CM: While the book deals with serious issues like heartbreak, mortality, and homophobia, it’s also very funny. Are there any specific lines that you particularly love or any poems that you had an exceptionally fun time writing?
MM: “Lounge-adelic” was a romp and totally unexpected. I was in NYC, where I live, waiting for a friend at a posh lounge in Hell’s Kitchen that he chose as our meeting place, a bar I normally wouldn’t go to, being more at home at an East Village dive myself. Anyway, as I was waiting and waiting (because he was late) I doodled on a cocktail napkin and started to describe the lounge, only using words that began with “L” just to make it fun. I thought I was playing a game to pass the time and to keep myself from being too annoyed at my late friend or this pretentious bar with way-overpriced drinks. When he arrived, I was nearly done and so excited that I told him I had to split because I wanted to get home to my dictionary to look up more “L” words that would finish the poem.
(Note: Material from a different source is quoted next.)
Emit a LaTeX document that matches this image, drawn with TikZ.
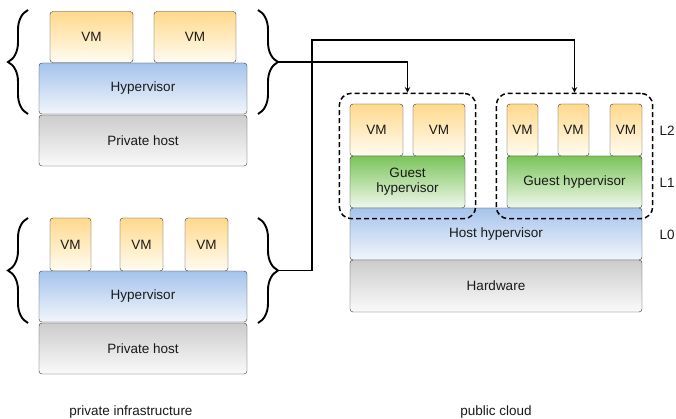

I also had fun writing “Bringing Straight Friends to a Gay Bar,” “The Hummus Sexual,” “A Golden Girls Prayer,” “Vanity Smurf” and the two Gertrude Stein imitations. Most often, my favorite lines are dialogue. I love capturing the voices of people: Like my father: “Ya got a set a balls, kid … Bigger than your sister’s even.” Or my twin sister: “Cuz, no offense, your bathroom’s a sty.”
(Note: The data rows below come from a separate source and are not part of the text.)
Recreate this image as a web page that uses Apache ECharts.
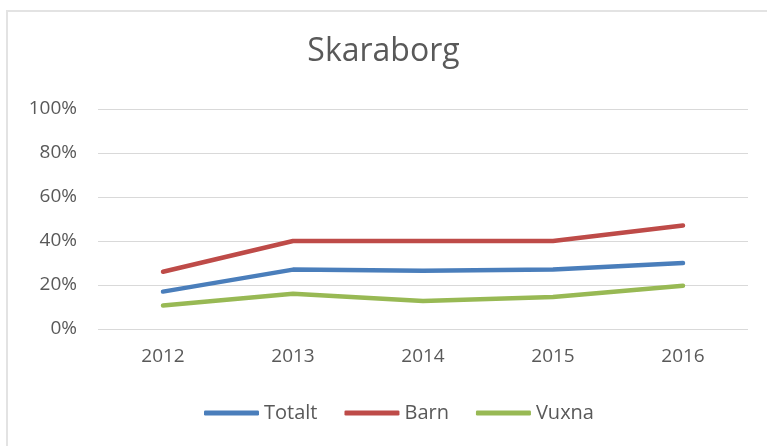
<!DOCTYPE html>
<html>
<head>
    <meta charset="utf-8">
    <title>Skaraborg</title>
    <style>
        html, body { margin: 0; padding: 0; background: #fff; overflow: hidden; }
        #frame { position: absolute; left: 6px; top: 10px; width: 800px; height: 500px; border: 2px solid #e3e3e3; }
    </style>
</head>
<body>
<div id="frame"></div>
<div id="container" style="position: absolute; left: 0; top: 0; width: 767px; height: 446px;"></div>

<script src="https://cdn.jsdelivr.net/npm/echarts@6.0.0/dist/echarts.min.js" type="text/javascript"></script>
<script type="text/javascript">

    var years = ['2012', '2013', '2014', '2015', '2016'];
    var totalt = [17, 27, 26.5, 27, 30];
    var barn = [26, 40, 40, 40, 47];
    var vuxna = [10.7, 16, 12.7, 14.5, 19.7];

    var font = 'Open Sans';
    var grey = '#595959';

    var myChart = echarts.init(document.getElementById('container'));

    function lineSeries(name, data, color) {
        return {
            name: name,
            type: 'line',
            data: data,
            symbol: 'none',
            lineStyle: { width: 4.5, color: color, cap: 'round' },
            itemStyle: { color: color }
        };
    }

    var option = {
        animation: false,
        title: {
            text: 'Skaraborg',
            left: 'center',
            top: 31,
            textStyle: { fontFamily: font, fontSize: 32, fontWeight: 'normal', color: grey }
        },
        legend: {
            bottom: 18,
            left: 199,
            icon: 'roundRect',
            itemWidth: 55,
            itemHeight: 5,
            itemGap: 27,
            textStyle: { fontFamily: font, fontSize: 20, color: grey },
            data: ['Totalt', 'Barn', 'Vuxna']
        },
        grid: {
            left: 98,
            right: 19,
            top: 109,
            bottom: 117
        },
        xAxis: {
            type: 'category',
            data: years,
            axisLine: { show: false },
            axisTick: { show: false },
            axisLabel: { fontFamily: font, fontSize: 19, color: grey, margin: 18 }
        },
        yAxis: {
            type: 'value',
            min: 0,
            max: 100,
            interval: 20,
            axisLabel: { fontFamily: font, fontSize: 19, color: grey, margin: 21, formatter: '{value}%' },
            splitLine: { lineStyle: { color: '#d9d9d9', width: 1 } }
        },
        series: [
            lineSeries('Totalt', totalt, '#4a7ebb'),
            lineSeries('Barn', barn, '#be4b48'),
            lineSeries('Vuxna', vuxna, '#98b954')
        ]
    };

    myChart.setOption(option);
</script>
</body>
</html>
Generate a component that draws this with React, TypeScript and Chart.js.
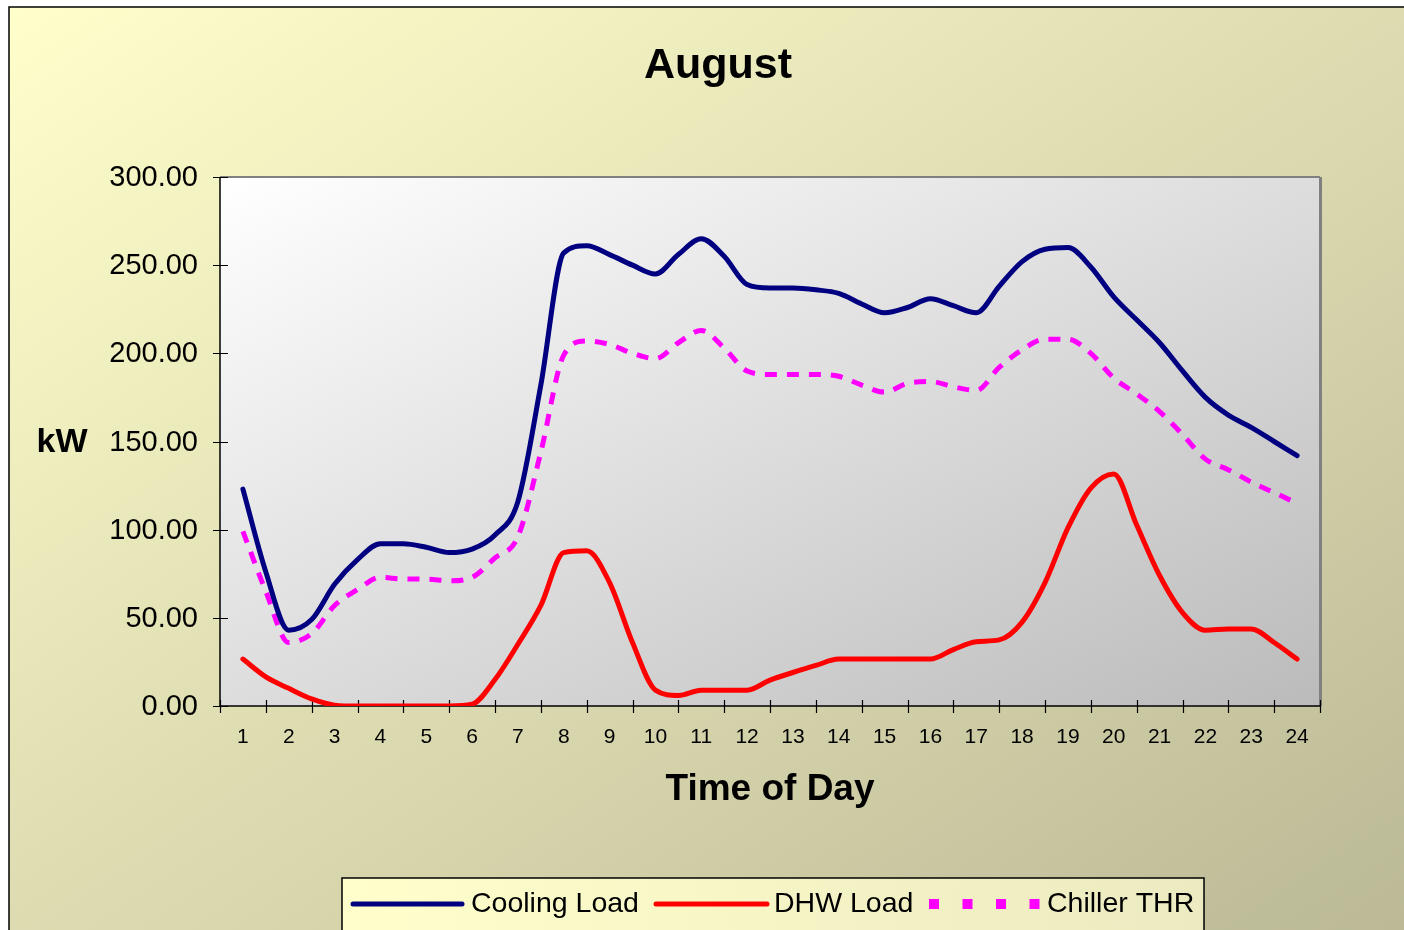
import { useEffect, useRef } from "react";
import { Chart, registerables } from "chart.js";

Chart.register(...registerables);

const W = 1404;
const H = 930;

const hours = [1, 1.5, 2, 2.5, 3, 3.5, 4, 4.5, 5, 5.5, 6, 6.5, 7, 7.5, 8, 8.5, 9, 9.5, 10, 10.5, 11, 11.5, 12, 12.5, 13, 13.5, 14, 14.5, 15, 15.5, 16, 16.5, 17, 17.5, 18, 18.5, 19, 19.5, 20, 20.5, 21, 21.5, 22, 22.5, 23, 23.5, 24];

const coolingLoad = [123, 76, 43, 49, 69, 83, 92, 92, 90, 87, 89, 97, 116, 182, 257, 261, 256, 250, 245, 256, 265, 255, 239, 237, 237, 236, 234, 228, 223, 226, 231, 227, 223, 238, 252, 259, 260, 249, 232, 219, 206, 190, 175, 165, 158, 150, 142];

const dhwLoad = [26.6, 16.5, 10, 4, 0.5, 0, 0, 0, 0, 0, 1, 15, 35, 57, 87, 88, 70, 36, 9, 6, 9, 9, 9, 14.7, 19, 23, 26.6, 26.6, 26.6, 26.6, 26.6, 32, 36.5, 37.5, 47.6, 70, 101, 123.6, 131.6, 102.6, 74, 53, 43, 43.7, 43.7, 36, 26.6];

const chillerTHR = [99, 65, 36, 41, 57, 66, 73, 72, 72, 71, 73, 84, 96, 144, 199, 207, 205, 200, 197, 206, 213, 203, 190, 188, 188, 188, 187, 182, 178, 183, 184, 181, 179, 192, 202, 208, 208, 200, 186, 177, 167, 154, 140, 134, 127, 121, 115];

const xTickLabels = Array.from({ length: 24 }, (_, i) => String(i + 1));
const yTickValues = [0, 50, 100, 150, 200, 250, 300];

const seriesNames = ["Cooling Load", "DHW Load", "Chiller THR"];
const seriesColors = ["#000080", "#FF0000", "#FF00FF"];

const FONT = "'Liberation Sans', Arial, sans-serif";

const toPoints = (vals: number[]) => vals.map((v, i) => ({ x: hours[i], y: v }));

const decorPlugin = {
  id: "decor",
  beforeDraw(chart: any) {
    const ctx = chart.ctx as CanvasRenderingContext2D;
    const { left, top, right, bottom } = chart.chartArea;
    ctx.save();
    const g = ctx.createLinearGradient(9, 7, 858, 1291);
    g.addColorStop(0, "#FFFFCC");
    g.addColorStop(1, "#BBB996");
    ctx.fillStyle = g;
    ctx.fillRect(9, 7, W, H);
    ctx.strokeStyle = "#000";
    ctx.lineWidth = 1.5;
    ctx.strokeRect(9, 7, W + 50, H + 50);
    const pg = ctx.createLinearGradient(left, top, left + 413, top + 859);
    pg.addColorStop(0, "#FFFFFF");
    pg.addColorStop(1, "#BBBBBB");
    ctx.fillStyle = pg;
    ctx.fillRect(left, top, right - left, bottom - top);
    ctx.strokeStyle = "#808080";
    ctx.lineWidth = 2;
    ctx.beginPath();
    ctx.moveTo(left, top);
    ctx.lineTo(right, top);
    ctx.stroke();
    ctx.lineWidth = 3;
    ctx.beginPath();
    ctx.moveTo(right + 0.5, top);
    ctx.lineTo(right + 0.5, bottom);
    ctx.stroke();
    ctx.restore();
  },
  beforeDatasetsDraw(chart: any) {
    const ctx = chart.ctx as CanvasRenderingContext2D;
    const { left, top, right, bottom } = chart.chartArea;
    const xs = chart.scales.x;
    const ys = chart.scales.y;
    ctx.save();
    ctx.strokeStyle = "#000";
    ctx.lineWidth = 1.5;
    ctx.beginPath();
    ctx.moveTo(left, top);
    ctx.lineTo(left, bottom);
    ctx.lineTo(right, bottom);
    ctx.stroke();
    ctx.lineWidth = 1.2;
    ctx.beginPath();
    yTickValues.forEach((v) => {
      const y = Math.round(ys.getPixelForValue(v)) + 0.5;
      ctx.moveTo(left - 7, y);
      ctx.lineTo(left + 8, y);
    });
    for (let i = 0; i <= 24; i++) {
      const x = Math.round(xs.getPixelForValue(i + 0.5)) + 0.5;
      ctx.moveTo(x, bottom - 6);
      ctx.lineTo(x, bottom + 7);
    }
    ctx.stroke();
    ctx.fillStyle = "#000";
    ctx.font = `29px ${FONT}`;
    ctx.textAlign = "right";
    ctx.textBaseline = "middle";
    yTickValues.forEach((v) => {
      ctx.fillText(v.toFixed(2), 198, ys.getPixelForValue(v) + 1);
    });
    ctx.font = `21px ${FONT}`;
    ctx.textAlign = "center";
    xTickLabels.forEach((lab, i) => {
      ctx.fillText(lab, xs.getPixelForValue(i + 1), 737);
    });
    ctx.restore();
  },
  afterDraw(chart: any) {
    const ctx = chart.ctx as CanvasRenderingContext2D;
    const { left, top, right, bottom } = chart.chartArea;
    ctx.save();
    ctx.fillStyle = "#000";
    ctx.textAlign = "center";
    ctx.textBaseline = "middle";
    ctx.font = `bold 43px ${FONT}`;
    ctx.fillText("August", 718, 66);
    ctx.font = `bold 37px ${FONT}`;
    ctx.fillText("Time of Day", (left + right) / 2, 790);
    ctx.font = `bold 34px ${FONT}`;
    ctx.fillText("kW", 62, (top + bottom) / 2 + 1);

    const lg = ctx.createLinearGradient(342, 878, 1204, 940);
    lg.addColorStop(0, "#FFFFCC");
    lg.addColorStop(1, "#ECEAC0");
    ctx.fillStyle = lg;
    ctx.fillRect(342, 878, 862, 80);
    ctx.strokeStyle = "#000";
    ctx.lineWidth = 1.5;
    ctx.strokeRect(342, 878, 862, 80);
    const ly = 904;
    const items = [
      { x0: 353, x1: 462, tx: 471 },
      { x0: 656, x1: 767, tx: 774 },
      { x0: 929, x1: 1040, tx: 1047 },
    ];
    items.forEach((it, i) => {
      ctx.strokeStyle = seriesColors[i];
      ctx.lineWidth = 5;
      if (i === 2) {
        ctx.fillStyle = seriesColors[i];
        for (let k = 0; k < 4; k++) {
          ctx.fillRect(it.x0 + k * 33.5, ly - 5, 10, 10);
        }
      } else {
        ctx.lineCap = "round";
        ctx.beginPath();
        ctx.moveTo(it.x0, ly);
        ctx.lineTo(it.x1, ly);
        ctx.stroke();
      }
      ctx.fillStyle = "#000";
      ctx.font = `28.5px ${FONT}`;
      ctx.textAlign = "left";
      ctx.textBaseline = "middle";
      ctx.fillText(seriesNames[i], it.tx, ly);
    });
    ctx.restore();
  },
};

const lineCommon = {
  borderWidth: 5,
  pointRadius: 0,
  cubicInterpolationMode: "monotone",
  borderJoinStyle: "round",
  fill: false,
};

export default function App() {
  const ref = useRef<HTMLCanvasElement>(null);
  useEffect(() => {
    if (!ref.current) return;
    const chart = new Chart(ref.current, {
      type: "line",
      data: {
        datasets: [
          {
            ...lineCommon,
            label: seriesNames[0],
            data: toPoints(coolingLoad),
            borderColor: seriesColors[0],
            borderCapStyle: "round",
          },
          {
            ...lineCommon,
            label: seriesNames[1],
            data: toPoints(dhwLoad),
            borderColor: seriesColors[1],
            borderCapStyle: "round",
          },
          {
            ...lineCommon,
            label: seriesNames[2],
            data: toPoints(chillerTHR),
            borderColor: seriesColors[2],
            borderDash: [12, 10],
            borderCapStyle: "butt",
          },
        ],
      },
      options: {
        responsive: false,
        animation: false,
        devicePixelRatio: 1,
        layout: { padding: { top: 177, right: 84, left: 0, bottom: 0 } },
        plugins: {
          legend: { display: false },
          title: { display: false },
          tooltip: { enabled: false },
        },
        scales: {
          x: {
            type: "linear",
            min: 0.5,
            max: 24.5,
            grid: { display: false },
            border: { display: false },
            ticks: { display: false },
            afterFit: (s: any) => {
              s.height = H - 706;
            },
          },
          y: {
            min: 0,
            max: 300,
            grid: { display: false },
            border: { display: false },
            ticks: { display: false },
            afterFit: (s: any) => {
              s.width = 220;
            },
          },
        },
      } as any,
      plugins: [decorPlugin],
    });
    return () => chart.destroy();
  }, []);
  return (
    <div style={{ position: "absolute", left: 0, top: 0, width: W, height: H, overflow: "hidden" }}>
      <canvas ref={ref} width={W} height={H} style={{ display: "block", width: W, height: H }} />
    </div>
  );
}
More serious lines that come to mind would be one from “Triptych,” which tries to describe the experience of being in the closet as a child: “The quiet of this dog. Not its lack of language.” And one from “On Castro,” which portrays San Francisco’s famously funky Castro Street as “Just a little more American than America is willing to admit.”
CM: Are you planning to see Fleetwood Mac on their North American tour this year?
MM: Yes! I have tickets for their Madison Square Garden show in April. Excited, too, to be bringing a Fleetwood Mac virgin along for his first show.